The Kennedy School restructured its enrollment services last summer, laying off seven employees as it merged its admissions and financial aid teams. Almost 20 students interviewed by The Crimson last month reported that services have declined markedly in the months since the change.

“We’re very sorry for the disruptions that have affected students,” Elmendorf said Wednesday, reiterating an apology first offered by the deans who oversee the new office.

“The transition has not been as smooth as we had hoped or planned,” he said. “But I am confident that we will be better off in the future than we were in the past.”

Elmendorf said the restructuring sought “to create a more effective admissions and financial aid process for the long term.”

“I think we’re building a team that will be more effective, but [that] doesn’t mean that there haven’t been dropped items along the way,” he said. “There have been, and that’s what we feel bad about.”

Elmendorf said the employees hired to staff the newly-merged office are “working very hard to try to minimize the number of calls that aren’t returned or paperwork that isn’t finished at the right time, and so on.”

“I think this team will do a terrific job,” Elmendorf said. “But it is taking them some time to settle in and to learn more of the system here.”

Nine current and former HKS staff members said Oliver Street — the assistant dean of enrollment services who oversaw the transition to the newly-merged offices — fostered a toxic work environment, The Crimson reported last month. Four employees said the concerns about Street were reported to the Kennedy School’s HR department.

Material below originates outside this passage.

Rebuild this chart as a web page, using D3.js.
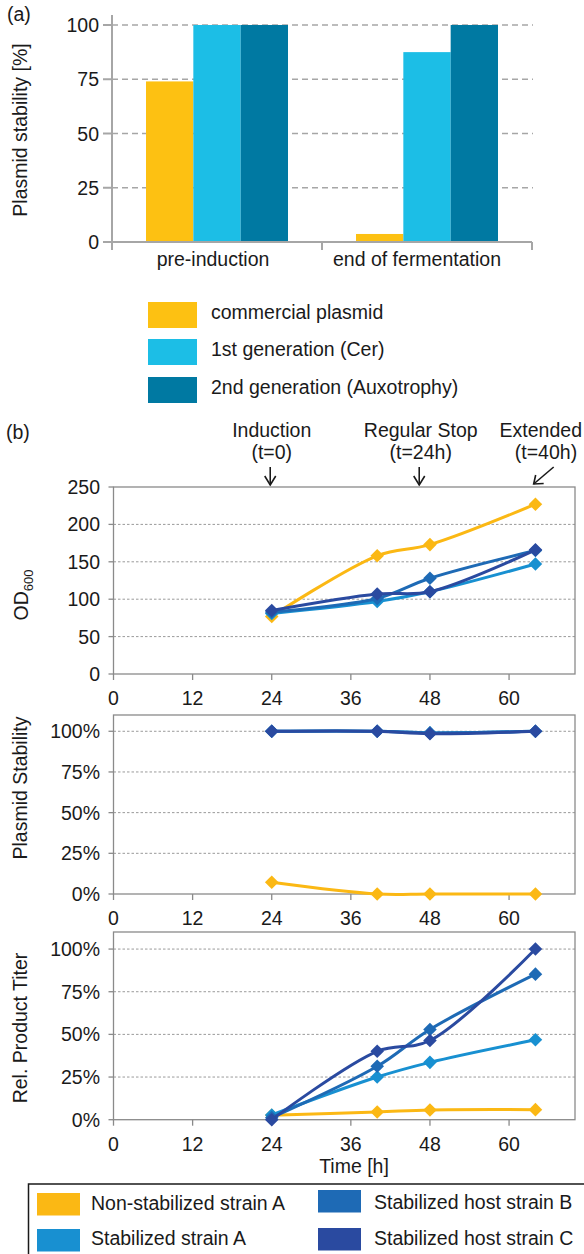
<!DOCTYPE html>
<html><head><meta charset="utf-8">
<script src="https://cdn.jsdelivr.net/npm/d3@7"></script>
<style>
html,body{margin:0;padding:0;background:#fff;}
svg{display:block;}
text{font-family:"Liberation Sans",Arial,Helvetica,sans-serif;fill:#1a1a1a;}
</style></head><body>
<svg id="c" width="584" height="1254"></svg>
<script>
// ---------- DATA ----------
const barCategories = ["pre-induction", "end of fermentation"];
const barSeries = ["commercial plasmid", "1st generation (Cer)", "2nd generation (Auxotrophy)"];
const barCommercial = [74, 3.7];
const barFirstGen = [100, 87.5];
const barSecondGen = [100, 100];
const barTicks = [0, 25, 50, 75, 100];

const times = [24, 40, 48, 64];
const timeTicks = [0, 12, 24, 36, 48, 60];
const strainNames = ["Non-stabilized strain A", "Stabilized strain A", "Stabilized host strain B", "Stabilized host strain C"];

const odNonStabA = [77, 158, 173, 227];
const odStabA = [81, 97, 110, 147];
const odHostB = [83, 101, 128, 165];
const odHostC = [85, 107, 110, 166];
const odTicks = [0, 50, 100, 150, 200, 250];

const stabNonStabA = [0.072, 0, 0, 0];
const stabStabA = [1, 1, 0.99, 1];
const stabHostB = [1, 1, 0.99, 1];
const stabHostC = [1, 1, 0.985, 1];

const titerNonStabA = [0.026, 0.045, 0.057, 0.059];
const titerStabA = [0.028, 0.25, 0.336, 0.468];
const titerHostB = [0.012, 0.313, 0.529, 0.853];
const titerHostC = [0, 0.401, 0.464, 1.0];
const pctTicks = [0, 0.25, 0.5, 0.75, 1];

const eventLabels = ["Induction", "Regular Stop", "Extended"];
const eventTimes = ["(t=0)", "(t=24h)", "(t=40h)"];

// ---------- STYLE ----------
const barColors = ["#FDC112", "#1CBEE6", "#0079A2"];
const lineColors = ["#FBB814", "#1890D1", "#1E6AB5", "#2A4AA0"];
const FS = 19.5;

const svg = d3.select("#c");

// ---------- PANEL (a) ----------
svg.append("text").attr("x", 7).attr("y", 21).style("font-size", FS + "px").text("(a)");

const x0 = d3.scaleBand().domain(barCategories).range([112, 532]).padding(0);
const x1 = d3.scaleBand().domain(barSeries).range([34, 176]).padding(0);
const yb = d3.scaleLinear().domain([0, 100]).range([242, 25]);

const ga = svg.append("g");
ga.selectAll("line.grid").data(barTicks.filter(d => d > 0)).join("line")
  .attr("x1", 112).attr("x2", 533).attr("y1", d => yb(d)).attr("y2", d => yb(d))
  .attr("stroke", "#a6a6a6").attr("stroke-width", 1.6).attr("stroke-dasharray", "6,4");

const barTable = barCategories.map((c, i) => ({cat: c, vals: [barCommercial[i], barFirstGen[i], barSecondGen[i]]}));
const grp = ga.selectAll("g.cat").data(barTable).join("g").attr("transform", d => `translate(${x0(d.cat)},0)`);
grp.selectAll("rect").data(d => d.vals.map((v, j) => ({s: barSeries[j], v, j}))).join("rect")
  .attr("x", d => x1(d.s)).attr("width", x1.bandwidth())
  .attr("y", d => yb(d.v)).attr("height", d => yb(0) - yb(d.v))
  .attr("fill", d => barColors[d.j]);

ga.append("line").attr("x1", 112).attr("x2", 112).attr("y1", 15).attr("y2", 250).attr("stroke", "#a6a6a6").attr("stroke-width", 2);
ga.append("line").attr("x1", 112).attr("x2", 532).attr("y1", 242).attr("y2", 242).attr("stroke", "#a6a6a6").attr("stroke-width", 2);
ga.selectAll("line.ytick").data(barTicks).join("line")
  .attr("x1", 103).attr("x2", 112).attr("y1", d => yb(d)).attr("y2", d => yb(d))
  .attr("stroke", "#a6a6a6").attr("stroke-width", 2);
const catEdges = [x0.range()[0], ...barCategories.map(c => x0(c) + x0.bandwidth())];
ga.selectAll("line.xtick").data(catEdges).join("line")
  .attr("x1", d => d).attr("x2", d => d).attr("y1", 242).attr("y2", 250)
  .attr("stroke", "#a6a6a6").attr("stroke-width", 2);
ga.selectAll("text.yl").data(barTicks).join("text")
  .attr("x", 99).attr("y", d => yb(d)).attr("dy", "0.36em").attr("text-anchor", "end")
  .style("font-size", FS + "px").text(d => d);
const catLabelShift = [-4, -10];
ga.selectAll("text.xl").data(barCategories).join("text")
  .attr("x", (d, i) => x0(d) + x0.bandwidth() / 2 + catLabelShift[i]).attr("y", 266).attr("text-anchor", "middle")
  .style("font-size", FS + "px").text(d => d);
ga.append("text").attr("transform", "translate(27,130) rotate(-90)").attr("text-anchor", "middle")
  .style("font-size", FS + "px").text("Plasmid stability [%]");

// legend (a)
const la = svg.append("g");
barSeries.forEach((s, i) => {
  const yy = [302, 339, 377][i];
  la.append("rect").attr("x", 148).attr("y", yy).attr("width", 49).attr("height", 26).attr("fill", barColors[i]);
  la.append("text").attr("x", 211).attr("y", yy + 17).style("font-size", FS + "px").text(s);
});

// ---------- PANEL (b) ----------
svg.append("text").attr("x", 6).attr("y", 439).style("font-size", FS + "px").text("(b)");

const x = d3.scaleLinear().domain([0, 70]).range([113.5, 575]);

const eventPos = [24, 46.6, 65.6];
eventLabels.forEach((lab, i) => {
  const cx = x(eventPos[i]);
  [[lab, 437], [eventTimes[i], 459]].forEach(([txt, yy]) => {
    const t = svg.append("text").attr("x", cx).attr("y", yy).attr("text-anchor", "middle")
      .style("font-size", FS + "px").text(txt);
    const w = t.node().getComputedTextLength();
    if (cx + w / 2 > 582) t.attr("x", 582 - w / 2);
  });
});
const arrowG = svg.append("g").attr("stroke", "#1a1a1a").attr("stroke-width", 1.6).attr("fill", "none");
[24, 46.6].forEach(t => {
  const ax = x(t) - 1.5;
  arrowG.append("line").attr("x1", ax).attr("x2", ax).attr("y1", 467).attr("y2", 485);
  arrowG.append("path").attr("d", `M${ax - 5.5},476 L${ax},485 L${ax + 5.5},476`);
});
{
  const ex = x(65.4);
  arrowG.append("line").attr("x1", ex + 9).attr("y1", 467).attr("x2", ex - 11).attr("y2", 484);
  arrowG.append("path").attr("d", `M${ex - 1},483.5 L${ex - 11},484 L${ex - 9},475`);
}

const panels = [
  {top: 487, bottom: 674, domain: [0, 250], ticks: odTicks, fmt: d => d, grid: [50, 100, 150, 200],
   series: [odNonStabA, odStabA, odHostB, odHostC]},
  {top: 715, bottom: 894, domain: [0, 1.1], ticks: pctTicks, fmt: d3.format(".0%"), grid: [0.25, 0.5, 0.75, 1],
   series: [stabNonStabA, stabStabA, stabHostB, stabHostC]},
  {top: 932, bottom: 1119.7, domain: [0, 1.1], ticks: pctTicks, fmt: d3.format(".0%"), grid: [0.25, 0.5, 0.75, 1],
   series: [titerNonStabA, titerStabA, titerHostB, titerHostC]}
];

const diamond = d3.symbol().type(d3.symbolSquare).size(92);

panels.forEach(p => {
  const y = d3.scaleLinear().domain(p.domain).range([p.bottom, p.top]);
  const g = svg.append("g");
  g.selectAll("line.grid").data(p.grid).join("line")
    .attr("x1", x(0)).attr("x2", x(70)).attr("y1", d => y(d)).attr("y2", d => y(d))
    .attr("stroke", "#9a9a9a").attr("stroke-width", 1).attr("stroke-dasharray", "2.5,2");
  g.append("rect").attr("x", x(0)).attr("y", p.top).attr("width", x(70) - x(0)).attr("height", p.bottom - p.top)
    .attr("fill", "none").attr("stroke", "#8a8a8a").attr("stroke-width", 1.3);
  g.selectAll("line.xt").data(timeTicks).join("line")
    .attr("x1", d => x(d)).attr("x2", d => x(d)).attr("y1", p.bottom).attr("y2", p.bottom + 6)
    .attr("stroke", "#8a8a8a").attr("stroke-width", 1.3);
  g.selectAll("line.yt").data(p.ticks).join("line")
    .attr("x1", x(0) - 5).attr("x2", x(0)).attr("y1", d => y(d)).attr("y2", d => y(d))
    .attr("stroke", "#8a8a8a").attr("stroke-width", 1.3);
  g.selectAll("text.xl").data(timeTicks).join("text")
    .attr("x", d => x(d)).attr("y", p.bottom + 31).attr("text-anchor", "middle")
    .style("font-size", FS + "px").text(d => d);
  g.selectAll("text.yl").data(p.ticks).join("text")
    .attr("x", 100).attr("y", d => y(d)).attr("dy", "0.36em").attr("text-anchor", "end")
    .style("font-size", FS + "px").text(p.fmt);

  const line = d3.line().x(d => x(d[0])).y(d => y(d[1])).curve(d3.curveCatmullRom.alpha(0.5));
  p.series.forEach((vals, si) => {
    const pts = times.map((t, k) => [t, vals[k]]);
    g.append("path").attr("d", line(pts)).attr("fill", "none")
      .attr("stroke", lineColors[si]).attr("stroke-width", 3).attr("stroke-linejoin", "round");
    g.selectAll(null).data(pts).join("path")
      .attr("d", diamond)
      .attr("transform", d => `translate(${x(d[0])},${y(d[1])}) rotate(45)`)
      .attr("fill", lineColors[si]);
  });
});

const od = svg.append("text").attr("transform", "translate(28,595) rotate(-90)").attr("text-anchor", "middle")
  .style("font-size", FS + "px");
od.append("tspan").text("OD");
od.append("tspan").attr("dy", 5).style("font-size", "13px").text("600");
svg.append("text").attr("transform", "translate(27,788) rotate(-90)").attr("text-anchor", "middle")
  .style("font-size", FS + "px").text("Plasmid Stability");
svg.append("text").attr("transform", "translate(27,1028) rotate(-90)").attr("text-anchor", "middle")
  .style("font-size", FS + "px").text("Rel. Product Titer");
svg.append("text").attr("x", 354).attr("y", 1173).attr("text-anchor", "middle")
  .style("font-size", FS + "px").text("Time [h]");

// legend (b)
const lb = svg.append("g");
lb.append("rect").attr("x", 28.5).attr("y", 1184).attr("width", 600).attr("height", 100)
  .attr("fill", "none").attr("stroke", "#1a1a1a").attr("stroke-width", 1.5);
const legPos = [
  {sx: 37, sy: 1193, tx: 91, ty: 1210},
  {sx: 37, sy: 1229, tx: 91, ty: 1245},
  {sx: 318, sy: 1190, tx: 374, ty: 1209},
  {sx: 318, sy: 1228, tx: 374, ty: 1245}
];
strainNames.forEach((n, i) => {
  const lp = legPos[i];
  lb.append("rect").attr("x", lp.sx).attr("y", lp.sy).attr("width", 43).attr("height", 22.5).attr("fill", lineColors[i]);
  lb.append("text").attr("x", lp.tx).attr("y", lp.ty).style("font-size", FS + "px").text(n);
});
</script>
</body></html>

“Oliver made a lot of important contributions to the school,” Elmendorf said. “But I’m not going to comment on his individual performance beyond that.”

Asked whether he knew of employees’ concerns about Street, Elmendorf declined to comment.

Street left the Kennedy School on Thursday after less than three years. Elmendorf credited him with helping to improve the racial diversity of HKS’ student body.

The search for a new assistant dean for enrollment services has not concluded, Elmendorf said.

“Our commitment to recruiting a diverse class is lasting,” Elmendorf said. “And [we’ll] be looking for the next assistant dean who can lead this effort most effectively.”